La nota impactante la pone el señor que habita En el corazón del corazón del país: un “jubilado del amor”, como él mismo se define, que se encuentra “en la ridícula situación de conservar los restos de un amor que me gustaría olvidar”. Pervive entre el cableado eléctrico, su vecino Billy recortando el césped de su jardín o las incursiones que su gato realiza en las visitas de la señora Desmond, quien padece de una egolatría propia de la diva del filme Sunset Boulevard. Las conversaciones ajenas y las listas de las pequeñas y medianas empresas de la ciudad dan paso a una melancolía que agrandan la edad y el aislamiento geográfico: “soñé que mis labios bajaban a la deriva por tu espalda como una barca en el río. Seguiría el curso de una vena con la yema de los dedos, sostendría tus pies descalzos entre mis manos desnudas”.
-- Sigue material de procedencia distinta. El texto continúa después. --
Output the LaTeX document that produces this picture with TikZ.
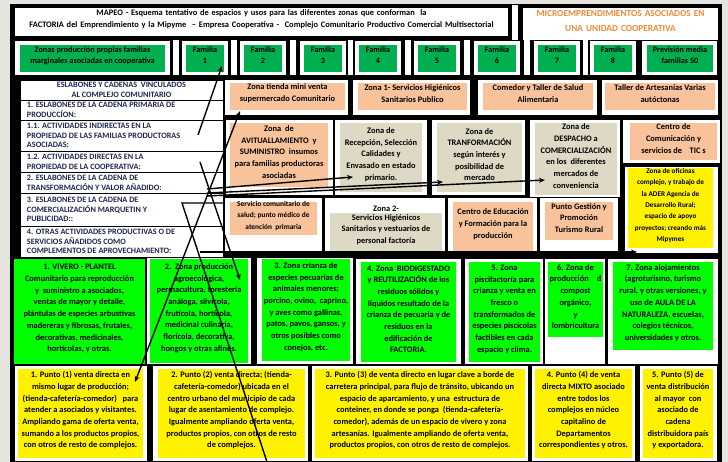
\documentclass[tikz,border=0pt]{standalone}
\usepackage{fontspec}
\setmainfont{Carlito}
\usetikzlibrary{positioning,fit,arrows.meta}

\definecolor{framegray}{HTML}{E6E4DE}
\definecolor{famgreen}{HTML}{00B050}
\definecolor{peach}{HTML}{F8C39B}
\definecolor{sand}{HTML}{DDD9C4}
\definecolor{limegreen}{HTML}{00FF00}
\definecolor{headorange}{HTML}{F08A3A}
\definecolor{navyink}{HTML}{1F2552}

\begin{document}
\begin{tikzpicture}[x=1pt, y=-1pt, >={Stealth[length=6pt,width=5pt]}, every node/.style={inner sep=0pt, outer sep=0pt}]
    \tikzstyle{cell} = [fill=white]
    \tikzstyle{family} = [fill=famgreen, align=center, font=\fontsize{8.2}{11}\selectfont\bfseries]
    \tikzstyle{service} = [fill=peach, align=center, font=\fontsize{8.4}{11.7}\selectfont\bfseries]
    \tikzstyle{process} = [fill=sand, align=center, font=\fontsize{8.4}{11.7}\selectfont\bfseries]
    \tikzstyle{production} = [fill=limegreen, align=center, font=\fontsize{8.4}{11.7}\selectfont\bfseries]
    \tikzstyle{salepoint} = [fill=yellow, align=center, font=\fontsize{8.4}{11.7}\selectfont\bfseries]
    \tikzstyle{chainrow} = [fill=white, draw=black, line width=0.5pt]
    \tikzstyle{chaintext} = [text=navyink, align=left, font=\fontsize{8.2}{9.8}\selectfont\bfseries]
    \tikzstyle{link} = [->, black, line width=1.4pt]

    \useasboundingbox (0,0) rectangle (728,462);
    \fill [framegray] (0,0) rectangle (728,462);
    \fill [black] (10,4) rectangle (722,462);

    % Title block
    \node [cell, fit={(15,8) (508,36)}, align=center, font=\fontsize{8.4}{12}\selectfont\bfseries] (title) {MAPEO - Esquema tentativo de espacios y usos para las diferentes zonas que conforman\ \ la\\FACTORIA del Emprendimiento y la Mipyme\ \ -- Empresa Cooperativa -\ \ Complejo Comunitario Productivo Comercial Multisectorial};
    \node [cell, fit={(512,5) (518,40)}] (titlegap) {};
    \node [cell, fit={(523,8) (718,40)}, text=headorange, align=center, font=\fontsize{9.3}{15}\selectfont\bfseries] (micro) {MICROEMPRENDIMIENTOS ASOCIADOS EN\\UNA UNIDAD COOPERATIVA};

    % Family production zones
    \foreach \xa/\xb [count=\i] in {173/179, 231/237, 290/296, 348/353, 405/411, 464/470, 524/530, 583/588}
        \node [cell, fit={(\xa,40) (\xb,75)}] (gap\i) {};
    \node [cell, fit={(15,41) (170,75)}] (zonasCell) {};
    \node [family, fit={(20,45) (165,72)}] (zonas) {Zonas producción propias familias\\marginales asociadas en cooperativa};
    \node [cell, fit={(182,41) (228,75)}] (fam1Cell) {};
    \node [family, fit={(186,45) (224,72)}] (fam1) {Familia\\1};
    \node [cell, fit={(240,41) (286,75)}] (fam2Cell) {};
    \node [family, fit={(244,45) (282,72)}] (fam2) {Familia\\2};
    \node [cell, fit={(300,41) (346,75)}] (fam3Cell) {};
    \node [family, fit={(304,45) (342,72)}] (fam3) {Familia\\3};
    \node [cell, fit={(355,41) (401,75)}] (fam4Cell) {};
    \node [family, fit={(359,45) (397,72)}] (fam4) {Familia\\4};
    \node [cell, fit={(414,41) (460,75)}] (fam5Cell) {};
    \node [family, fit={(418,45) (456,72)}] (fam5) {Familia\\5};
    \node [cell, fit={(474,41) (520,75)}] (fam6Cell) {};
    \node [family, fit={(478,45) (516,72)}] (fam6) {Familia\\6};
    \node [cell, fit={(534,41) (580,75)}] (fam7Cell) {};
    \node [family, fit={(538,45) (576,72)}] (fam7) {Familia\\7};
    \node [cell, fit={(590,41) (636,75)}] (fam8Cell) {};
    \node [family, fit={(594,45) (632,72)}] (fam8) {Familia\\8};
    \node [cell, fit={(642,41) (717,75)}] (prevCell) {};
    \node [family, fit={(647,45) (713,72)}] (prev) {Previsión media\\familias 50};

    % Chain links table
    \node [chainrow, fit={(20,80) (223,100)}] (chainHead) {};
    \node [chainrow, fit={(20,100) (223,120)}] (chainPrim) {};
    \node [chainrow, fit={(20,120) (223,151)}] (chainInd) {};
    \node [chainrow, fit={(20,151) (223,172)}] (chainDir) {};
    \node [chainrow, fit={(20,172) (223,193)}] (chainTrans) {};
    \node [chainrow, fit={(20,193) (223,226)}] (chainCom) {};
    \node [chainrow, fit={(20,226) (223,257)}] (chainOtras) {};
    \node [chaintext, align=center] at (chainHead.center) (headText) {ESLABONES Y CADENAS\ \ VINCULADOS\\AL COMPLEJO COMUNITARIO};
    \node [chaintext, right=7pt of chainPrim.west] (primText) {1. ESLABONES DE LA CADENA PRIMARIA DE\\PRODUCCÍON:};
    \node [chaintext, right=7pt of chainInd.west] (indText) {1.1. ACTIVIDADES INDIRECTAS EN LA\\PROPIEDAD DE LAS FAMILIAS PRODUCTORAS\\ASOCIADAS:};
    \node [chaintext, right=7pt of chainDir.west] (dirText) {1.2. ACTIVIDADES DIRECTAS EN LA\\PROPIEDAD DE LA COOPERATIVA:};
    \node [chaintext, right=7pt of chainTrans.west] (transText) {2. ESLABONES DE LA CADENA DE\\TRANSFORMACIÓN Y VALOR AÑADIDO:};
    \node [chaintext, right=7pt of chainCom.west] (comText) {3. ESLABONES DE LA CADENA DE\\COMERCIALIZACIÓN MARQUETIN Y\\PUBLICIDAD::};
    \node [chaintext, right=7pt of chainOtras.west] (otrasText) {4. OTRAS ACTIVIDADES PRODUCTIVAS O DE\\SERVICIOS AÑADIDOS COMO\\COMPLEMENTOS DE APROVECHAMIENTO:};

    % Community services
    \node [cell, fit={(225,80) (348,115)}] (superCell) {};
    \node [service, fit={(230,83) (345,110)}] (super) {Zona tienda mini venta\\supermercado Comunitario};
    \node [cell, fit={(353,80) (470,115)}] (hig1Cell) {};
    \node [service, fit={(358,83) (467,110)}] (hig1) {Zona 1- Servicios Higiénicos\\Sanitarios Publico};
    \node [cell, fit={(478,80) (597,115)}] (comedorCell) {};
    \node [service, fit={(483,83) (593,110)}] (comedor) {Comedor y Taller de Salud\\Alimentaria};
    \node [cell, fit={(602,80) (718,115)}] (tallerCell) {};
    \node [service, fit={(605,83) (715,110)}] (taller) {Taller de Artesanías Varias\\autóctonas};

    % Processing zones
    \node [cell, fit={(226,120) (333,195)}] (avitCell) {};
    \node [service, fit={(230,123) (328,187)}] (avit) {Zona\ \ de\\AVITUALLAMIENTO\ \ y\\SUMINISTRO\ \ insumos\\para familias productoras\\asociadas};
    \node [cell, fit={(335,120) (427,195)}] (recepCell) {};
    \node [process, fit={(340,123) (422,192)}] (recep) {Zona de\\Recepción, Selección\\Calidades y\\Envasado en estado\\primario.};
    \node [cell, fit={(432,120) (525,195)}] (transCell) {};
    \node [process, fit={(437,123) (522,192)}] (trans) {Zona de\\TRANFORMACIÓN\\según interés y\\posibilidad de\\mercado};
    \node [cell, fit={(530,120) (620,197)}] (despCell) {};
    \node [process, fit={(535,123) (617,195)}] (desp) {Zona de\\DESPACHO a\\COMERCIALIZACIÓN\\en los\ \ diferentes\\mercados de\\conveniencia};
    \node [cell, fit={(623,120) (720,163)}] (ticCell) {};
    \node [service, fit={(630,123) (717,160)}] (tic) {Centro de\\Comunicación y\\servicios de\ \ \ \ TIC s};
    \node [cell, fit={(625,167) (718,253)}] (oficCell) {};
    \node [salepoint, fit={(628,168) (713,248)}, font=\fontsize{7.2}{11.3}\selectfont\bfseries] (ofic) {Zona de oficinas\\complejo, y trabajo de\\la ADER Agencia de\\Desarrollo Rural;\\espacio de apoyo\\proyectos; creando más\\Mipymes};

    \node [cell, fit={(225,198) (322,253)}] (saludCell) {};
    \node [service, fit={(230,202) (317,235)}, font=\fontsize{7.4}{11.5}\selectfont\bfseries] (salud) {Servicio comunitario de\\salud; punto médico de\\atención\ \ primaria};
    \node [cell, fit={(325,198) (445,253)}] (hig2Cell) {};
    \node [process, fit={(330,213) (442,252)}] (hig2) {Servicios Higiénicos\\Sanitarios y vestuarios de\\personal factoría};
    \node [above=1.5pt of hig2, font=\fontsize{8.4}{11.7}\selectfont\bfseries] (hig2Title) {Zona 2-};
    \node [cell, fit={(448,198) (537,253)}] (educCell) {};
    \node [service, fit={(453,202) (533,252)}] (educ) {Centro de Educación\\y Formación para la\\producción};
    \node [cell, fit={(540,198) (618,253)}] (turisCell) {};
    \node [service, fit={(545,202) (613,240)}] (turis) {Punto Gestión y\\Promoción\\Turismo Rural};

    % Production zones
    \node [production, fit={(14,259) (145,364)}] (vivero) {1. VIVERO - PLANTEL\\Comunitario para reproducción\\y\ \ suministro a asociados,\\ventas de mayor y detalle,\\plántulas de especies arbustivas\\madereras y fibrosas, frutales,\\decorativas, medicinales,\\hortícolas, y otras.};
    \node [cell, fit={(147,258) (251,364)}] (agroCell) {};
    \node [production, fit={(150,259) (248,363)}] (agro) {2.\ \ Zona producción\\agroecológica,\\permacultura, forestería\\análoga, silvícola,\\frutícola, hortícola,\\medicinal culinaria,\\florícola, decorativa,\\hongos y otras afines.};
    \node [cell, fit={(257,258) (353,364)}] (crianzaCell) {};
    \node [production, fit={(262,259) (350,361)}] (crianza) {3. Zona crianza de\\especies pecuarias de\\animales menores;\\porcino, ovino,\ \ caprino,\\y aves como gallinas,\\patos, pavos, gansos, y\\otros posibles como\\conejos, etc.};
    \node [cell, fit={(356,259) (461,364)}] (biodigCell) {};
    \node [production, fit={(361,262) (456,362)}] (biodig) {4. Zona\ \ BIODIGESTADO\\y REUTILIZACIÓN de los\\residuos sólidos y\\líquidos resultado de la\\crianza de pecuaria y de\\residuos en la\\edificación de\\FACTORIA.};
    \node [cell, fit={(465,259) (543,364)}] (pisciCell) {};
    \node [production, fit={(469,262) (540,362)}] (pisci) {5. Zona\\piscifactoría para\\crianza y venta en\\fresco o\\transformados de\\especies piscícolas\\factibles en cada\\espacio y clima.};
    \node [cell, fit={(545,259) (605,364)}] (compostCell) {};
    \node [production, fit={(548,262) (603,337)}] (compost) {6. Zona de\\producción\hspace{8pt}d\\compost\\orgánico,\\y\\lombricultura};
    \node [cell, fit={(608,259) (718,364)}] (alojCell) {};
    \node [production, fit={(613,262) (713,350)}] (aloj) {7. Zona alojamientos\\(agroturismo, turismo\\rural, y otras versiones, y\\uso de AULA DE LA\\NATURALEZA, escuelas,\\colegios técnicos,\\universidades y otros.};

    % Sale points
    \node [cell, fit={(15,366) (147,461)}] (punto1Cell) {};
    \node [salepoint, fit={(18,369) (143,458)}] (punto1) {1. Punto (1) venta directa en\\mismo lugar de producción;\\(tienda-cafetería-comedor)\ \ \ para\\atender a asociados y visitantes.\\Ampliando gama de oferta venta,\\sumando a los productos propios,\\con otros de resto de complejos.};
    \node [cell, fit={(153,366) (308,461)}] (punto2Cell) {};
    \node [salepoint, fit={(158,369) (305,458)}] (punto2) {2. Punto (2) venta directa; (tienda-\\cafetería-comedor) ubicada en el\\centro urbano del municipio de cada\\lugar de asentamiento de complejo.\\Igualmente ampliando oferta venta,\\productos propios, con otros de resto\\de complejos.};
    \node [cell, fit={(312,366) (528,461)}] (punto3Cell) {};
    \node [salepoint, fit={(315,369) (525,458)}] (punto3) {3. Punto (3) de venta directo en lugar clave a borde de\\carretera principal, para flujo de tránsito, ubicando un\\espacio de aparcamiento, y una\ \ estructura de\\conteiner, en donde se ponga\ \ (tienda-cafetería-\\comedor), además de un espacio de vivero y zona\\artesanías. Igualmente ampliando de oferta venta,\\productos propios, con otros de resto de complejos.};
    \node [cell, fit={(532,366) (635,461)}] (punto4Cell) {};
    \node [salepoint, fit={(535,369) (632,458)}] (punto4) {4. Punto (4) de venta\\directa MIXTO asociado\\entre todos los\\complejos en núcleo\\capitalino de\\Departamentos\\correspondientes y otros.};
    \node [cell, fit={(640,366) (717,461)}] (punto5Cell) {};
    \node [salepoint, fit={(643,369) (713,458)}] (punto5) {5. Punto (5) de\\venta distribución\\al mayor\ \ con\\asociado de\\cadena\\distribuidora país\\y exportadora.};

    % Links between chains and zones
    \coordinate (indStart) at (198,135);
    \coordinate (fam1Tip) at (222,66);
    \coordinate (superTip) at (240,111);
    \coordinate (punto1Tip) at (135,382);
    \coordinate (dirStart) at (200,162);
    \coordinate (agroTip) at (240,280);
    \coordinate (recepStart) at (207,189);
    \coordinate (transStart) at (207,193);
    \coordinate (despStart) at (207,196);
    \coordinate (recepTip) at (353,177);
    \coordinate (transTip) at (443,182);
    \coordinate (despTip) at (545,180);
    \coordinate (comStart) at (182,203);
    \coordinate (comEnd) at (223,203);
    \coordinate (punto2End) at (267,462);
    \coordinate (otrasStart) at (200,252);
    \coordinate (oficTip) at (637,252);

    \draw [link] (indStart) -- (fam1Tip);
    \draw [link, <->] (punto1Tip) -- (superTip);
    \draw [link] (dirStart) -- (agroTip);
    \draw [link] (recepStart) -- (recepTip);
    \draw [link] (transStart) -- (transTip);
    \draw [link] (despStart) -- (despTip);
    \draw [link, -] (comEnd) -- (comStart) -- (punto2End);
    \draw [link] (otrasStart) -- (oficTip);
\end{tikzpicture}
\end{document}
Fuera del catálogo de voyeurs quedarían Carámbanos y El chico de Pedersen. En esta última, una paranoia soberbia y claustrofóbica, la nieve cae sobre unos personajes cuyos sentimientos son de todo menos pacíficos. Jorge, el protagonista, encuentra un recién nacido en su rancho. La familia lo relaciona con el vecino más cercano —lo que, en el campo estadounidense, significa que reside a bastantes millas de distancia. Los ademanes de la violencia y el alcohol sacuden a unos personajes que, en pleno enfrentamiento con la congelación, emprenden la búsqueda del padre por las fincas del entorno.

En el corazón del corazón del país. William Gass. Traducción de Rebeca García Nieto. La Navaja Suiza. Madrid. 2016. 280 páginas. 20 euros.